# Black Orc army



## jordan_darko (Mar 26, 2008)

can you have a black orc army ?


----------



## neilbatte (Jan 2, 2008)

Not a complete black orc army as they are a special choice so you have to have some troops choices even if its only goblins Da boyz as ta ave summink ta boss around


----------



## The Son of Horus (Dec 30, 2006)

More or less. I usually field upwards of 80 in my 2250-point Orcs and Goblins army. There's not a way to make them Core units, if that's what you're asking, but as Special units go, they're awfully hard to beat, and you do need some screen units for them, which is where Core goblin regiments come in. If you do go the route of filling your Special choices with Black Orc units, keep in mind that you're sacrificing all possibility of bringing war machines other than a doom diver (which can actually be a significant loss, depending on your play style and how you equip units), and Black Orcs are super pricey, so you'll be short on boyz as well. 

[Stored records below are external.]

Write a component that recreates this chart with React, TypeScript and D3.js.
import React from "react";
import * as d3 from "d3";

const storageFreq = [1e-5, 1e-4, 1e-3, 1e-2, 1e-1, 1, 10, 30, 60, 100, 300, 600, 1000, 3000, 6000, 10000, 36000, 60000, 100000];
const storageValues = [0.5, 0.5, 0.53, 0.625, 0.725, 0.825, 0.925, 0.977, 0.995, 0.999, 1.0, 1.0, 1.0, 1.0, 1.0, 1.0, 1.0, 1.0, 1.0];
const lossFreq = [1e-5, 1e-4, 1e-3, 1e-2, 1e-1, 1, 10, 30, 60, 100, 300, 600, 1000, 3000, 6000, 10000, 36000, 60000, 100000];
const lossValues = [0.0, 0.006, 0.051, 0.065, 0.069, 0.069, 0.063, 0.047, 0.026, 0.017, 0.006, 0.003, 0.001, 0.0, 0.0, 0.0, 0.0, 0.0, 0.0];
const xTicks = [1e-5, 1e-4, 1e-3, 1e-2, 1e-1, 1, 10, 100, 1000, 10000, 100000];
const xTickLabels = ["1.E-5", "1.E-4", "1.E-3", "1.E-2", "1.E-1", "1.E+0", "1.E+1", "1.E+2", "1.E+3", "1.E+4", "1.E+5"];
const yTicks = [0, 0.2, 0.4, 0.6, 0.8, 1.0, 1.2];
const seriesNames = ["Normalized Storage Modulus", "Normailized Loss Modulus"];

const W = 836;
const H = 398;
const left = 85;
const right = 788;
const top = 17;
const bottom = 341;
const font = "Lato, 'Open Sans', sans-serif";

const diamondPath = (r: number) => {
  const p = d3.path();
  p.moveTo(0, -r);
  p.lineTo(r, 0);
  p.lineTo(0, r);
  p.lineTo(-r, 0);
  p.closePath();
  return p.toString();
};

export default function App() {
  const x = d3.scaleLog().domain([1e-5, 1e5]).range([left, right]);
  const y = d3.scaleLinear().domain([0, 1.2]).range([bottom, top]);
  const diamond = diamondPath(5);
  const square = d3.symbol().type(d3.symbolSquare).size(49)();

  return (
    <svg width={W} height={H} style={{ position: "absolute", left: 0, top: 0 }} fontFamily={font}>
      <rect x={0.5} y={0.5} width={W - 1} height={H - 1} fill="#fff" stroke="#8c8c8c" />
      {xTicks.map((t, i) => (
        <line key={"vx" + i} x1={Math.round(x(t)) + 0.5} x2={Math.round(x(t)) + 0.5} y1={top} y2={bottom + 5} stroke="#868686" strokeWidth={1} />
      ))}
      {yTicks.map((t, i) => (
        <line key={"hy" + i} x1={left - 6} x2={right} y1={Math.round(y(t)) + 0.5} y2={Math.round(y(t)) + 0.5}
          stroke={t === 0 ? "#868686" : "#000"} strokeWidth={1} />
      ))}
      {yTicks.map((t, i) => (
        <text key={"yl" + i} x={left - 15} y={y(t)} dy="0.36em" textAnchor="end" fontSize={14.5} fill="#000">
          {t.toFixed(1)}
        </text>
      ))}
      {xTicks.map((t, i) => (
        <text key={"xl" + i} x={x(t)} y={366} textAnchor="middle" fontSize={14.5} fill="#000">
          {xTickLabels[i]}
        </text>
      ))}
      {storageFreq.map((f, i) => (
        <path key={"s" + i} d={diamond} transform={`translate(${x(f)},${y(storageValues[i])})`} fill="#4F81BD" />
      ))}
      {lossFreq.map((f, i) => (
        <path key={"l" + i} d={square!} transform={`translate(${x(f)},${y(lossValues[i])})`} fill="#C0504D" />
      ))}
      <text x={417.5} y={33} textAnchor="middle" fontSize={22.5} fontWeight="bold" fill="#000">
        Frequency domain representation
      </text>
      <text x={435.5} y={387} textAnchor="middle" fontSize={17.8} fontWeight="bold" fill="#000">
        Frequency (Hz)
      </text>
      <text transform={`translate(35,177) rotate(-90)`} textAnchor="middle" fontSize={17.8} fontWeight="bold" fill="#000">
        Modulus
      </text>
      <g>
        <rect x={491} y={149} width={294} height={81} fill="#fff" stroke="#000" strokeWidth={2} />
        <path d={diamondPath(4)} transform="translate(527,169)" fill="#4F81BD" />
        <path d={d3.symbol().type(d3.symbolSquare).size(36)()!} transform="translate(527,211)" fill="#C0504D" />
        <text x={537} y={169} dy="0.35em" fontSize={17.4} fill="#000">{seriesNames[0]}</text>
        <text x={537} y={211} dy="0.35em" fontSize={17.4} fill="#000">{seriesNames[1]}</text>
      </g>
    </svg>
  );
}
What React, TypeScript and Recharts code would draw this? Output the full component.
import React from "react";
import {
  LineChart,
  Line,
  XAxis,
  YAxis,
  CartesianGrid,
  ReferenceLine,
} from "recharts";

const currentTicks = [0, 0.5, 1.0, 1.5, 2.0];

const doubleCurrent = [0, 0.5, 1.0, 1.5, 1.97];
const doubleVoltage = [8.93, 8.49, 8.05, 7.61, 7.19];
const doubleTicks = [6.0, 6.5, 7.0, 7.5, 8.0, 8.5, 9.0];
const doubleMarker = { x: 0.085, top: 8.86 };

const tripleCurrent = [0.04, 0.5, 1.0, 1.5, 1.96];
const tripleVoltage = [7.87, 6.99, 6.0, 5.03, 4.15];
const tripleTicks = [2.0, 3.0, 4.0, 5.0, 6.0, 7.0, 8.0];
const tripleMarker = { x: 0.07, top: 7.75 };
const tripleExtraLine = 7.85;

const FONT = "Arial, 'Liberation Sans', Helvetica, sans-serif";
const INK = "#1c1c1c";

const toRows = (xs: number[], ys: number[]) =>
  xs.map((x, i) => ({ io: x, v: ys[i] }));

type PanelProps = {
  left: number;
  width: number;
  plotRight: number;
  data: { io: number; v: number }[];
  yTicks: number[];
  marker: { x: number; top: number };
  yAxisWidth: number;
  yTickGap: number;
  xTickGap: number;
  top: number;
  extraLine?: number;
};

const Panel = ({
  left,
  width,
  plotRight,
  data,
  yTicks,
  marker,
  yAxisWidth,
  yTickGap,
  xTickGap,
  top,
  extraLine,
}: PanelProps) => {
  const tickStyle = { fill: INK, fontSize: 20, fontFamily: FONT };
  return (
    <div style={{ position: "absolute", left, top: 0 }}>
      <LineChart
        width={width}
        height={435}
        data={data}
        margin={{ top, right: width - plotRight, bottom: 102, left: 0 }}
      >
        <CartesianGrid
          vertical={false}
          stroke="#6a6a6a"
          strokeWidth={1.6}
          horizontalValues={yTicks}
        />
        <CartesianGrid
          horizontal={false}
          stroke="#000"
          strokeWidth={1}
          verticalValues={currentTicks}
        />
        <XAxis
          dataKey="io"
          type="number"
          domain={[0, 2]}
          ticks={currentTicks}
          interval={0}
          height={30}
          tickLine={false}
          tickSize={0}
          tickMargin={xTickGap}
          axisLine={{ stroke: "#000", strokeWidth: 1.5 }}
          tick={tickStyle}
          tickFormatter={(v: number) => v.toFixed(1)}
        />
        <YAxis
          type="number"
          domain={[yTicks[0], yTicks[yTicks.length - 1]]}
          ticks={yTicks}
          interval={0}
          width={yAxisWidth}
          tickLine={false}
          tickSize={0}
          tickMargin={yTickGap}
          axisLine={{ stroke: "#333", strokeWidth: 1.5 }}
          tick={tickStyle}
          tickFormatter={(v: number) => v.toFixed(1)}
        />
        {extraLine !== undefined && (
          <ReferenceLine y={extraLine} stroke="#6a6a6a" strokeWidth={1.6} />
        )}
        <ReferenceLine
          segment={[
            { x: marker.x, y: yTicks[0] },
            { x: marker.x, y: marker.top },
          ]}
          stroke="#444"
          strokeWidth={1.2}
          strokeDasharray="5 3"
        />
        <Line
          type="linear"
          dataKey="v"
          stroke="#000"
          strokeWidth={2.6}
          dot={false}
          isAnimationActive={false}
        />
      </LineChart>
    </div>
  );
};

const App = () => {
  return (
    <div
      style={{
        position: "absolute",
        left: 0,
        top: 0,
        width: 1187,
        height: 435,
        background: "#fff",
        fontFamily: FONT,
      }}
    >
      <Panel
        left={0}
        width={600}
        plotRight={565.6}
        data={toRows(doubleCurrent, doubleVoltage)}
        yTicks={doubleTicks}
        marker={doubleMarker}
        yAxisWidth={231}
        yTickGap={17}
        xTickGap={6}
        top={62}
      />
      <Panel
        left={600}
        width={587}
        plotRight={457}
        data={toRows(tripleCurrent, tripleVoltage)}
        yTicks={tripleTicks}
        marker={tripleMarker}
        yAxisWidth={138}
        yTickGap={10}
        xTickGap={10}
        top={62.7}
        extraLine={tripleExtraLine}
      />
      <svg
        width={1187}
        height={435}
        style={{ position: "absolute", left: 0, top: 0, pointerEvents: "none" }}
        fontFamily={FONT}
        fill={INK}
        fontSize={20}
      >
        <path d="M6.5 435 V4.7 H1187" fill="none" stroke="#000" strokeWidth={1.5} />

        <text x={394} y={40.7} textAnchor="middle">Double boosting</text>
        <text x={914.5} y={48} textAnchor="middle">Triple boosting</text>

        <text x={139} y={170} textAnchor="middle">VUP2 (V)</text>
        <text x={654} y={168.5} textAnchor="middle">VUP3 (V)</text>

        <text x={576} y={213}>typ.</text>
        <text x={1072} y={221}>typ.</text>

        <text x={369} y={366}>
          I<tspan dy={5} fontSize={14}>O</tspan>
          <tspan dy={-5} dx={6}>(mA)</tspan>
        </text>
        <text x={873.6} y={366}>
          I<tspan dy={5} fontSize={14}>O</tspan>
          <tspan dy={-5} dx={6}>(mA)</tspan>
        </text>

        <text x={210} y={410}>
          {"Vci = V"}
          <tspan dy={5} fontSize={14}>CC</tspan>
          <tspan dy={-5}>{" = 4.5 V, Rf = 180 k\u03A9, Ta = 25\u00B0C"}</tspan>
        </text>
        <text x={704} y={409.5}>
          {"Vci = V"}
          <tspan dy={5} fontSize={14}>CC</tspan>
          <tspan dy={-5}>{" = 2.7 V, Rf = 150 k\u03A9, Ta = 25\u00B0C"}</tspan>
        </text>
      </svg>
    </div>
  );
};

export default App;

If you're starting with greenskins at the moment, I'd suggest building a more balanced army, with just a single big brick of Black Orcs, or maybe two smaller units, depending on your preference-- that'll let you include them, but not at the expense of other units that make the army function more as GW designed it to. 

If you're more interested in heavily-armoured elite troops rather than Black Orcs specifically, though, you might take a look at Hordes of Chaos or Dwarfs. The Chaos Warrior models are dead sexy, and Dwarfs are probably the best army in the game, imo-- they dominate three of four phases in the game most of the time.


----------